## THE PROBLEM
Can all of these lines be returned exactly?

◆ ◆ ◆

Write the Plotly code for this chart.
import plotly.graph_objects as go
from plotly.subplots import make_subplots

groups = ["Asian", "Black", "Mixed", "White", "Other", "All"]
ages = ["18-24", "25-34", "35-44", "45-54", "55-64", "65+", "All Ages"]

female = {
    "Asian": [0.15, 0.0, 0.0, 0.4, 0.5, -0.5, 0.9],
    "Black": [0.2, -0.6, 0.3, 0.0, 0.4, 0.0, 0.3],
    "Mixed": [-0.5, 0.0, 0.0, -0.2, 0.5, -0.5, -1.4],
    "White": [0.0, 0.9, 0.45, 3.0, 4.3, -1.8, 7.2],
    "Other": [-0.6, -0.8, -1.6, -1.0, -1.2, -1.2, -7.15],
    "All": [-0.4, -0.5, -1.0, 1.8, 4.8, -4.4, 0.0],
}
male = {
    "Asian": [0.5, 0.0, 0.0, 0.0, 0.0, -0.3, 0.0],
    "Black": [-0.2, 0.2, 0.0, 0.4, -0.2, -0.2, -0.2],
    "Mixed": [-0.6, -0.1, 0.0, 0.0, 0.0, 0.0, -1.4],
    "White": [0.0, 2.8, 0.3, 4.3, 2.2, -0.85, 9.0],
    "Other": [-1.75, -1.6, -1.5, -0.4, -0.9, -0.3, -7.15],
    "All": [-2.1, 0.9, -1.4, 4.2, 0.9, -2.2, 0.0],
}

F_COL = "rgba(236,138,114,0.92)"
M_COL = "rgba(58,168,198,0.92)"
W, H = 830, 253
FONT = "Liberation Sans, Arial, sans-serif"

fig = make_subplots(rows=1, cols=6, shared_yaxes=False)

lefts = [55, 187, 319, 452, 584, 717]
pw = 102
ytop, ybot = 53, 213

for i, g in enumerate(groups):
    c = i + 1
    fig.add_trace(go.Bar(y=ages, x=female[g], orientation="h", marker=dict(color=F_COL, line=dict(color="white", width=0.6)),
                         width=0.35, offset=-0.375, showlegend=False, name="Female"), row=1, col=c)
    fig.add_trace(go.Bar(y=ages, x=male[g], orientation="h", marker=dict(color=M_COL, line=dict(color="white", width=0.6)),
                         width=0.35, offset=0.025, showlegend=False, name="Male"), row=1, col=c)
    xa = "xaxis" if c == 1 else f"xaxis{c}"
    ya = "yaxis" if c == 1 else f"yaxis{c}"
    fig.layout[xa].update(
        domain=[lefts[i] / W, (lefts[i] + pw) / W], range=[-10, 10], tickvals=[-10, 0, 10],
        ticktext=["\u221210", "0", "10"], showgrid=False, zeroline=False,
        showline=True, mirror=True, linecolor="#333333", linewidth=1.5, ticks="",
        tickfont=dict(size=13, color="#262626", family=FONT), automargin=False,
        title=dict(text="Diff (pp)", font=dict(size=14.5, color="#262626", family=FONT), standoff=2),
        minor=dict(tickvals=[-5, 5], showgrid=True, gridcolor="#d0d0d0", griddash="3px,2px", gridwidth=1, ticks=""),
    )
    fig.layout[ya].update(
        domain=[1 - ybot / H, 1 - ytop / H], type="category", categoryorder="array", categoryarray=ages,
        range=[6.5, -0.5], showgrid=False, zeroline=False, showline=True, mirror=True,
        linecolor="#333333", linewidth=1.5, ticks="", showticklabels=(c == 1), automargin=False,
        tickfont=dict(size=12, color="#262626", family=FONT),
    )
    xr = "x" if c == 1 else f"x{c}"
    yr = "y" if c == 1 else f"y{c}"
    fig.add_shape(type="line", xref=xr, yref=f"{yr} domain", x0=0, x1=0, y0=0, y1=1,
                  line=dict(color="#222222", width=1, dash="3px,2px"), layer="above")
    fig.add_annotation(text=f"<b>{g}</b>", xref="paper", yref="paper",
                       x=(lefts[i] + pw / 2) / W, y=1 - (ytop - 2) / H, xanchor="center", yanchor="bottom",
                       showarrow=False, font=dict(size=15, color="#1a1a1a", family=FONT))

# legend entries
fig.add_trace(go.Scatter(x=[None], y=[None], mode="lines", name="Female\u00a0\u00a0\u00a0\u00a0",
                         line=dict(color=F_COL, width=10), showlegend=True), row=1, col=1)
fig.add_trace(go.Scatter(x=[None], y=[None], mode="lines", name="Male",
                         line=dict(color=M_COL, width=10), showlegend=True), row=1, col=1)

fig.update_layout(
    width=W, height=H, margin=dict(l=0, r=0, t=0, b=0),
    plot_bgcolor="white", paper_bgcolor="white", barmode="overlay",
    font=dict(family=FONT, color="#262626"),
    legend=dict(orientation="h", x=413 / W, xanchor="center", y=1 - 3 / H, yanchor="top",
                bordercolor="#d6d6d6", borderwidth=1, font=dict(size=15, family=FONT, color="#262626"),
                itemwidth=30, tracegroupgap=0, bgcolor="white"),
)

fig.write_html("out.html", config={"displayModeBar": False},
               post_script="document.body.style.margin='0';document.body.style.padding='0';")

◆ ◆ ◆

## ANSWER FOR THE TASK
Write the Plotly code for this chart.
import plotly.graph_objects as go
from plotly.subplots import make_subplots

groups = ["Asian", "Black", "Mixed", "White", "Other", "All"]
ages = ["18-24", "25-34", "35-44", "45-54", "55-64", "65+", "All Ages"]

female = {
    "Asian": [0.15, 0.0, 0.0, 0.4, 0.5, -0.5, 0.9],
    "Black": [0.2, -0.6, 0.3, 0.0, 0.4, 0.0, 0.3],
    "Mixed": [-0.5, 0.0, 0.0, -0.2, 0.5, -0.5, -1.4],
    "White": [0.0, 0.9, 0.45, 3.0, 4.3, -1.8, 7.2],
    "Other": [-0.6, -0.8, -1.6, -1.0, -1.2, -1.2, -7.15],
    "All": [-0.4, -0.5, -1.0, 1.8, 4.8, -4.4, 0.0],
}
male = {
    "Asian": [0.5, 0.0, 0.0, 0.0, 0.0, -0.3, 0.0],
    "Black": [-0.2, 0.2, 0.0, 0.4, -0.2, -0.2, -0.2],
    "Mixed": [-0.6, -0.1, 0.0, 0.0, 0.0, 0.0, -1.4],
    "White": [0.0, 2.8, 0.3, 4.3, 2.2, -0.85, 9.0],
    "Other": [-1.75, -1.6, -1.5, -0.4, -0.9, -0.3, -7.15],
    "All": [-2.1, 0.9, -1.4, 4.2, 0.9, -2.2, 0.0],
}

F_COL = "rgba(236,138,114,0.92)"
M_COL = "rgba(58,168,198,0.92)"
W, H = 830, 253
FONT = "Liberation Sans, Arial, sans-serif"

fig = make_subplots(rows=1, cols=6, shared_yaxes=False)

lefts = [55, 187, 319, 452, 584, 717]
pw = 102
ytop, ybot = 53, 213

for i, g in enumerate(groups):
    c = i + 1
    fig.add_trace(go.Bar(y=ages, x=female[g], orientation="h", marker=dict(color=F_COL, line=dict(color="white", width=0.6)),
                         width=0.35, offset=-0.375, showlegend=False, name="Female"), row=1, col=c)
    fig.add_trace(go.Bar(y=ages, x=male[g], orientation="h", marker=dict(color=M_COL, line=dict(color="white", width=0.6)),
                         width=0.35, offset=0.025, showlegend=False, name="Male"), row=1, col=c)
    xa = "xaxis" if c == 1 else f"xaxis{c}"
    ya = "yaxis" if c == 1 else f"yaxis{c}"
    fig.layout[xa].update(
        domain=[lefts[i] / W, (lefts[i] + pw) / W], range=[-10, 10], tickvals=[-10, 0, 10],
        ticktext=["\u221210", "0", "10"], showgrid=False, zeroline=False,
        showline=True, mirror=True, linecolor="#333333", linewidth=1.5, ticks="",
        tickfont=dict(size=13, color="#262626", family=FONT), automargin=False,
        title=dict(text="Diff (pp)", font=dict(size=14.5, color="#262626", family=FONT), standoff=2),
        minor=dict(tickvals=[-5, 5], showgrid=True, gridcolor="#d0d0d0", griddash="3px,2px", gridwidth=1, ticks=""),
    )
    fig.layout[ya].update(
        domain=[1 - ybot / H, 1 - ytop / H], type="category", categoryorder="array", categoryarray=ages,
        range=[6.5, -0.5], showgrid=False, zeroline=False, showline=True, mirror=True,
        linecolor="#333333", linewidth=1.5, ticks="", showticklabels=(c == 1), automargin=False,
        tickfont=dict(size=12, color="#262626", family=FONT),
    )
    xr = "x" if c == 1 else f"x{c}"
    yr = "y" if c == 1 else f"y{c}"
    fig.add_shape(type="line", xref=xr, yref=f"{yr} domain", x0=0, x1=0, y0=0, y1=1,
                  line=dict(color="#222222", width=1, dash="3px,2px"), layer="above")
    fig.add_annotation(text=f"<b>{g}</b>", xref="paper", yref="paper",
                       x=(lefts[i] + pw / 2) / W, y=1 - (ytop - 2) / H, xanchor="center", yanchor="bottom",
                       showarrow=False, font=dict(size=15, color="#1a1a1a", family=FONT))

# legend entries
fig.add_trace(go.Scatter(x=[None], y=[None], mode="lines", name="Female\u00a0\u00a0\u00a0\u00a0",
                         line=dict(color=F_COL, width=10), showlegend=True), row=1, col=1)
fig.add_trace(go.Scatter(x=[None], y=[None], mode="lines", name="Male",
                         line=dict(color=M_COL, width=10), showlegend=True), row=1, col=1)

fig.update_layout(
    width=W, height=H, margin=dict(l=0, r=0, t=0, b=0),
    plot_bgcolor="white", paper_bgcolor="white", barmode="overlay",
    font=dict(family=FONT, color="#262626"),
    legend=dict(orientation="h", x=413 / W, xanchor="center", y=1 - 3 / H, yanchor="top",
                bordercolor="#d6d6d6", borderwidth=1, font=dict(size=15, family=FONT, color="#262626"),
                itemwidth=30, tracegroupgap=0, bgcolor="white"),
)

fig.write_html("out.html", config={"displayModeBar": False},
               post_script="document.body.style.margin='0';document.body.style.padding='0';")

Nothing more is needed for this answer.